- TASK
Report each line of the data that has "chart" somewhere in it.
◇ ◇ ◇ ◇
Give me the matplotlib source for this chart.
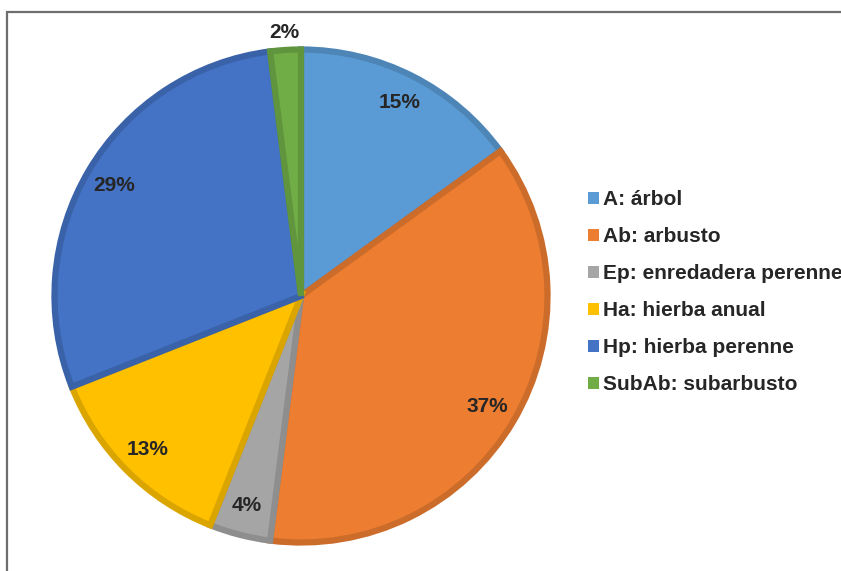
import numpy as np
import matplotlib.pyplot as plt
from matplotlib.colors import to_rgb
from matplotlib.patches import Patch, Rectangle

plt.rcParams['font.family'] = ['Liberation Sans', 'DejaVu Sans']
plt.rcParams['font.weight'] = 'bold'

# life forms, share of species (%)
labels = ["A: árbol", "Ab: arbusto", "Ep: enredadera perenne",
          "Ha: hierba anual", "Hp: hierba perenne", "SubAb: subarbusto"]
shares = [15, 37, 4, 13, 29, 2]
colors = ["#5B9BD5", "#ED7D31", "#A5A5A5", "#FFC000", "#4472C4", "#70AD47"]

W, H = 841, 571
fig = plt.figure(figsize=(W / 100, H / 100), dpi=100)

# pie centre and radius in pixels
cx, cy, r = 301, 571 - 296, 249
lim = 1.2
ax = fig.add_axes([(cx - lim * r) / W, (cy - lim * r) / H,
                   2 * lim * r / W, 2 * lim * r / H])

edges = [tuple(c * 0.86 for c in to_rgb(col)) for col in colors]
wedges, _ = ax.pie(shares, colors=colors, startangle=90, counterclock=False,
                   radius=0.99, wedgeprops=dict(linewidth=4.5))
for w, ec in zip(wedges, edges):
    w.set_edgecolor(ec)
    w.set_joinstyle('miter')
ax.set_xlim(-lim, lim)
ax.set_ylim(-lim, lim)
ax.set_aspect('equal')

# percentage labels
start = 90.0
for s in shares:
    mid = np.deg2rad(start - s * 3.6 / 2)
    dist = 1.06 if s < 3 else 0.87
    ax.text(dist * np.cos(mid), dist * np.sin(mid), f"{s}%",
            ha='center', va='center', fontsize=15, fontweight='bold',
            color='#262626')
    start -= s * 3.6

handles = [Patch(facecolor=c, edgecolor='none') for c in colors]
fig.legend(handles, labels, loc='upper left',
           bbox_to_anchor=(578 / W, 1 - 180 / H), frameon=False,
           fontsize=15, handlelength=0.5, handleheight=0.5,
           handletextpad=0.2, labelspacing=0.86, borderpad=0,
           labelcolor='#262626')

# chart area border (only top and left fall inside the image)
fig.patches.append(Rectangle((7 / W, -0.1), 1.2, 1 - 12 / H + 0.1,
                             transform=fig.transFigure, fill=False,
                             edgecolor='#6e6e6e', linewidth=1.6))

fig.savefig("out.png", dpi=100)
◇ ◇ ◇ ◇
- FULL OUTPUT
Give me the matplotlib source for this chart.
# chart area border (only top and left fall inside the image)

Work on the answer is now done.